> [Your instructions]: Gather the lines below that include the string "matplotlib", copying each in full.
---------- Dataset section
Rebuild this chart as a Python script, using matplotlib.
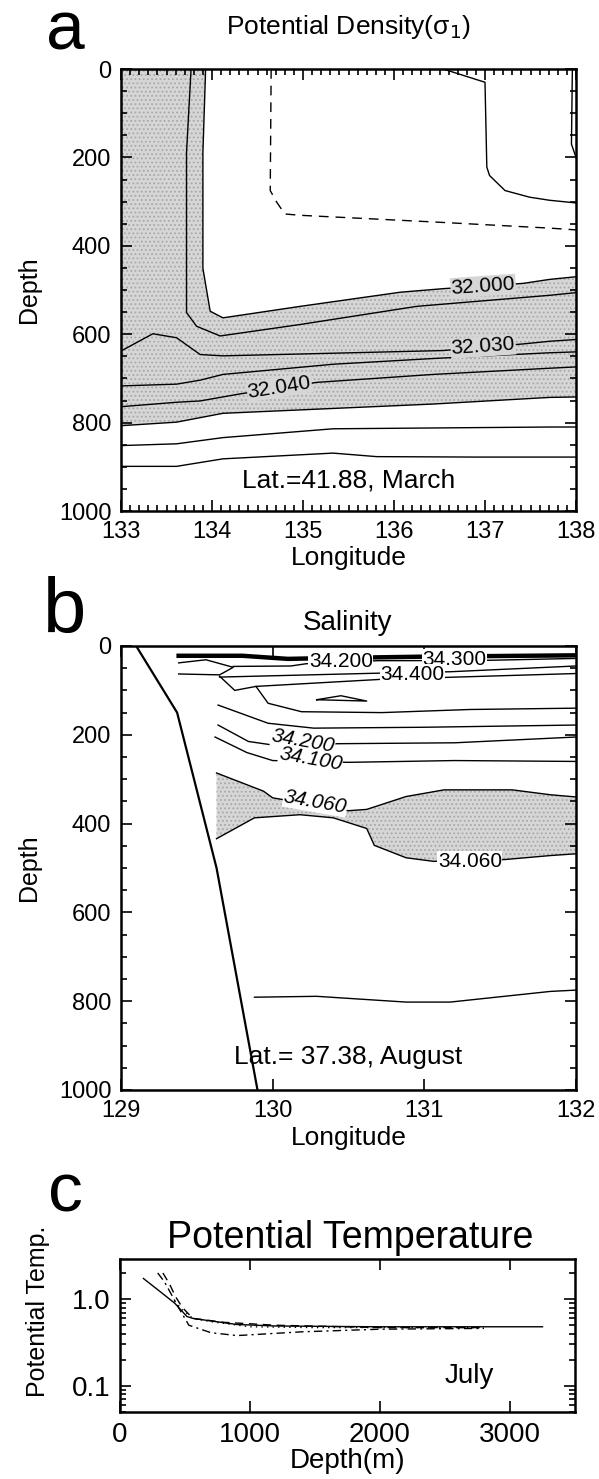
import matplotlib
matplotlib.use('Agg')
import matplotlib.pyplot as plt
import numpy as np
from matplotlib.ticker import MultipleLocator, LogLocator, NullFormatter

plt.rcParams['font.family'] = ['Liberation Sans', 'DejaVu Sans']
plt.rcParams['hatch.linewidth'] = 0.8

# ---- panel a: potential density section, Lat 41.88 March (lon, depth) ----
a_lineB_lon = [133.93, 133.90, 133.90, 133.98, 134.12, 134.97, 136.07, 136.54, 137.42, 137.71, 138.0]
a_lineB_dep = [0, 190, 451, 548, 563, 537, 505, 497, 485, 476, 470]
a_lineA_lon = [133.77, 133.72, 133.72, 133.83, 134.09, 134.97, 136.25, 137.71, 138.0]
a_lineA_dep = [0, 189, 551, 582, 604, 578, 537, 512, 506]
a_l030_lon = [133.0, 133.35, 133.61, 133.87, 134.12, 136.54, 137.42, 137.71, 138.0]
a_l030_dep = [638, 599, 608, 646, 649, 637, 622, 616, 612]
a_l035_lon = [133.0, 133.61, 133.87, 134.12, 135.33, 136.43, 137.71, 138.0]
a_l035_dep = [717, 713, 704, 691, 668, 655, 642, 640]
a_l040_lon = [133.0, 133.61, 133.87, 134.31, 135.15, 136.43, 137.71, 138.0]
a_l040_dep = [764, 754, 751, 735, 709, 691, 677, 674]
a_l045_lon = [133.0, 133.61, 134.12, 136.43, 137.71, 138.0]
a_l045_dep = [807, 799, 779, 758, 743, 742]
a_l050_lon = [133.0, 133.61, 134.12, 135.33, 137.71, 138.0]
a_l050_dep = [852, 848, 834, 814, 810, 810]
a_l055_lon = [133.0, 133.61, 134.12, 135.33, 135.81, 136.91, 137.71, 138.0]
a_l055_dep = [899, 899, 882, 869, 877, 878, 878, 878]
a_dash_lon = [134.65, 134.64, 134.71, 134.80, 134.97, 136.43, 137.71, 138.0]
a_dash_dep = [0, 275, 301, 328, 331, 346, 360, 364]
a_right_lon = [136.54, 137.0, 137.02, 137.05, 137.22, 137.49, 137.71, 138.0]
a_right_dep = [0, 30, 222, 241, 275, 290, 297, 303]
a_edge_lon = [137.96, 137.95, 138.0]
a_edge_dep = [0, 170, 200]
a_labels = ['32.000', '32.030', '32.040']
a_label_lon = [136.98, 136.98, 134.74]
a_label_dep = [491, 628, 720]
a_label_rot = [4, 4, 9]

# ---- panel b: salinity section, Lat 37.38 August ----
b_slope_lon = [129.10, 129.37, 129.63, 129.90]
b_slope_dep = [0, 150, 500, 1000]
b_top_lon = [129.38, 129.8, 130.1, 130.4, 131.0, 132.0]
b_top_dep = [22, 22, 29, 27, 24, 21]
b_wedge_lon = [129.38, 129.56, 129.74, 129.65, 129.38]
b_wedge_dep = [38, 31, 48, 65, 63]
b_l200a_lon = [129.74, 130.12, 130.22, 130.7, 130.9, 131.45, 132.0]
b_l200a_dep = [46, 45, 40, 33, 33, 32, 28]
b_l400_lon = [129.65, 130.72, 131.17, 132.0]
b_l400_dep = [70, 61, 58, 45]
b_inner_lon = [129.65, 129.75, 129.89, 129.97, 130.19, 130.72, 131.3, 132.0]
b_inner_dep = [68, 100, 91, 129, 148, 150, 143, 140]
b_inner_top_lon = [129.89, 130.72, 132.0]
b_inner_top_dep = [91, 75, 62]
b_tri_lon = [130.29, 130.45, 130.62, 130.29]
b_tri_dep = [121, 112, 124, 121]
b_l300b_lon = [129.64, 129.97, 130.27, 131.0, 132.0]
b_l300b_dep = [133, 174, 185, 183, 178]
b_l200b_lon = [129.64, 129.84, 129.98, 130.45, 131.2, 132.0]
b_l200b_dep = [178, 215, 222, 220, 218, 205]
b_l100_lon = [129.62, 129.83, 130.0, 130.5, 131.2, 132.0]
b_l100_dep = [205, 240, 258, 262, 258, 260]
b_l060u_lon = [129.63, 129.94, 130.0, 130.5, 130.62, 130.88, 131.13, 131.58, 131.83, 132.0]
b_l060u_dep = [286, 327, 342, 371, 368, 339, 324, 324, 335, 340]
b_l060l_lon = [129.63, 129.88, 130.18, 130.4, 130.62, 130.67, 130.88, 131.06, 131.53, 131.83, 132.0]
b_l060l_dep = [434, 387, 380, 387, 411, 449, 477, 485, 481, 472, 468]
b_l800_lon = [129.88, 130.29, 130.88, 131.17, 131.83, 132.0]
b_l800_dep = [791, 789, 802, 802, 778, 775]
b_labels = ['34.200', '34.300', '34.400', '34.200', '34.100', '34.060', '34.060']
b_label_lon = [130.45, 131.2, 130.92, 130.2, 130.25, 130.28, 131.3]
b_label_dep = [34, 30, 64, 215, 255, 352, 485]
b_label_rot = [0, 0, 0, -10, -10, -10, 0]
b_label_ital = [False, False, False, True, True, True, False]

# ---- panel c: potential temperature profiles, July ----
c_dep1 = [180, 300, 420, 515, 560, 700, 900, 1200, 2000, 3250]
c_tmp1 = [1.73, 1.25, 0.9, 0.63, 0.6, 0.56, 0.51, 0.49, 0.48, 0.48]
c_dep2 = [290, 340, 400, 450, 530, 700, 900, 1400, 2000, 2800]
c_tmp2 = [2.0, 1.6, 1.1, 0.8, 0.5, 0.41, 0.38, 0.42, 0.45, 0.46]
c_dep3 = [330, 380, 430, 480, 560, 800, 1200, 2000, 2800]
c_tmp3 = [2.0, 1.5, 1.05, 0.8, 0.6, 0.54, 0.5, 0.47, 0.47]
c_dep4 = [420, 480, 560, 700, 1000, 1500, 2000, 2800]
c_tmp4 = [0.95, 0.75, 0.6, 0.55, 0.48, 0.47, 0.47, 0.47]

W, H = 599, 1479
fig = plt.figure(figsize=(W / 100, H / 100), dpi=100)

def box(l, t, r, b):
    return [l / W, 1 - b / H, (r - l) / W, (b - t) / H]

def style(ax, ts):
    ax.tick_params(direction='in', which='both', top=True, right=True,
                   labelsize=ts, width=1.2, pad=7, colors='black')
    ax.tick_params(which='major', length=8)
    ax.tick_params(which='minor', length=4)
    for s in ax.spines.values():
        s.set_linewidth(1.8)

LW = 1.0
GREY = '#d6d6d6'
HATCH = dict(hatch='....', edgecolor='#a8a8a8', lw=0)

# panel a
ax = fig.add_axes(box(121, 69, 576, 511))
shade_lon = [133.0] + a_lineB_lon + [138.0] + a_l045_lon[::-1]
shade_dep = [0] + a_lineB_dep + [742] + a_l045_dep[::-1]
ax.fill(shade_lon, shade_dep, facecolor=GREY, **HATCH)
for lo, de in [(a_lineB_lon, a_lineB_dep), (a_lineA_lon, a_lineA_dep),
               (a_l030_lon, a_l030_dep), (a_l035_lon, a_l035_dep),
               (a_l040_lon, a_l040_dep), (a_l045_lon, a_l045_dep),
               (a_l050_lon, a_l050_dep), (a_l055_lon, a_l055_dep),
               (a_right_lon, a_right_dep), (a_edge_lon, a_edge_dep)]:
    ax.plot(lo, de, color='black', lw=LW)
ax.plot(a_dash_lon, a_dash_dep, color='black', lw=LW, ls=(0, (7, 5)))
for t, x, y, r in zip(a_labels, a_label_lon, a_label_dep, a_label_rot):
    ax.text(x, y, t, fontsize=15, rotation=r, ha='center', va='center',
            bbox=dict(facecolor=GREY, edgecolor='none', pad=0.5))
ax.text(135.5, 930, 'Lat.=41.88, March', fontsize=19, ha='center', va='center')
ax.set_xlim(133, 138)
ax.set_ylim(1000, 0)
ax.xaxis.set_major_locator(MultipleLocator(1))
ax.xaxis.set_minor_locator(MultipleLocator(0.1))
ax.yaxis.set_major_locator(MultipleLocator(200))
ax.yaxis.set_minor_locator(MultipleLocator(50))
style(ax, 17)
ax.set_xlabel('Longitude', fontsize=19)
ax.xaxis.set_label_coords(0.5, (511 - 546) / 442)
ax.set_ylabel('Depth', fontsize=18)
ax.yaxis.set_label_coords((41 - 121) / 455, 0.5)
fig.text(348 / W, 1 - 27 / H, 'Potential Density(σ$_1$)', fontsize=19, ha='center', va='center')
fig.text(65 / W, 1 - 50 / H, 'a', fontsize=50, ha='center', va='baseline')

# panel b
bx = fig.add_axes(box(121, 646, 576, 1090))
bx.fill(b_l060u_lon + b_l060l_lon[::-1], b_l060u_dep + b_l060l_dep[::-1],
        facecolor=GREY, **HATCH)
bx.plot(b_slope_lon, b_slope_dep, color='black', lw=1.6)
bx.plot(b_top_lon, b_top_dep, color='black', lw=3.2)
for lo, de in [(b_wedge_lon, b_wedge_dep), (b_l200a_lon, b_l200a_dep),
               (b_l400_lon, b_l400_dep), (b_inner_lon, b_inner_dep),
               (b_inner_top_lon, b_inner_top_dep), (b_tri_lon, b_tri_dep),
               (b_l300b_lon, b_l300b_dep), (b_l200b_lon, b_l200b_dep),
               (b_l100_lon, b_l100_dep), (b_l060u_lon, b_l060u_dep),
               (b_l060l_lon, b_l060l_dep), (b_l800_lon, b_l800_dep)]:
    bx.plot(lo, de, color='black', lw=LW)
for t, x, y, r, it in zip(b_labels, b_label_lon, b_label_dep, b_label_rot, b_label_ital):
    bx.text(x, y, t, fontsize=15, rotation=r, ha='center', va='center',
            style='italic' if it else 'normal',
            bbox=dict(facecolor='white', edgecolor='none', pad=0.3))
bx.text(130.5, 926, 'Lat.= 37.38, August', fontsize=19, ha='center', va='center')
bx.set_xlim(129, 132)
bx.set_ylim(1000, 0)
bx.xaxis.set_major_locator(MultipleLocator(1))
bx.yaxis.set_major_locator(MultipleLocator(200))
bx.yaxis.set_minor_locator(MultipleLocator(50))
style(bx, 17)
bx.set_xlabel('Longitude', fontsize=19)
bx.xaxis.set_label_coords(0.5, (1090 - 1126) / 444)
bx.set_ylabel('Depth', fontsize=18)
bx.yaxis.set_label_coords((41 - 121) / 455, 0.5)
fig.text(348 / W, 1 - 623 / H, 'Salinity', fontsize=20, ha='center', va='center')
fig.text(65 / W, 1 - 633 / H, 'b', fontsize=56, ha='center', va='baseline')

# panel c
cx = fig.add_axes(box(120, 1259, 575, 1412))
cx.plot(c_dep1, c_tmp1, color='black', lw=LW)
cx.plot(c_dep2, c_tmp2, color='black', lw=LW, ls=(0, (6, 3, 1.5, 3)))
cx.plot(c_dep3, c_tmp3, color='black', lw=LW, ls=(0, (6, 4)))
cx.plot(c_dep4, c_tmp4, color='black', lw=LW, ls=(0, (1, 3)))
cx.text(2685, 0.13, 'July', fontsize=20, ha='center', va='center')
cx.set_yscale('log')
cx.set_xlim(0, 3500)
cx.set_ylim(0.05, 2.9)
cx.set_yticks([0.1, 1.0])
cx.set_yticklabels(['0.1', '1.0'])
cx.yaxis.set_minor_locator(LogLocator(base=10, subs=np.arange(2, 10)))
cx.yaxis.set_minor_formatter(NullFormatter())
cx.xaxis.set_major_locator(MultipleLocator(1000))
style(cx, 20)
cx.set_xlabel('Depth(m)', fontsize=20)
cx.xaxis.set_label_coords(0.5, (1412 - 1448) / 153)
cx.set_ylabel('Potential Temp.', fontsize=18)
cx.yaxis.set_label_coords((50 - 120) / 455, 0.66)
fig.text(350 / W, 1 - 1238 / H, 'Potential Temperature', fontsize=27, ha='center', va='center')
fig.text(65 / W, 1 - 1211 / H, 'c', fontsize=50, ha='center', va='baseline')

fig.savefig('out.png', dpi=100)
--------------------
> [Exercise solution]:
Rebuild this chart as a Python script, using matplotlib.
import matplotlib
matplotlib.use('Agg')
import matplotlib.pyplot as plt
from matplotlib.ticker import MultipleLocator, LogLocator, NullFormatter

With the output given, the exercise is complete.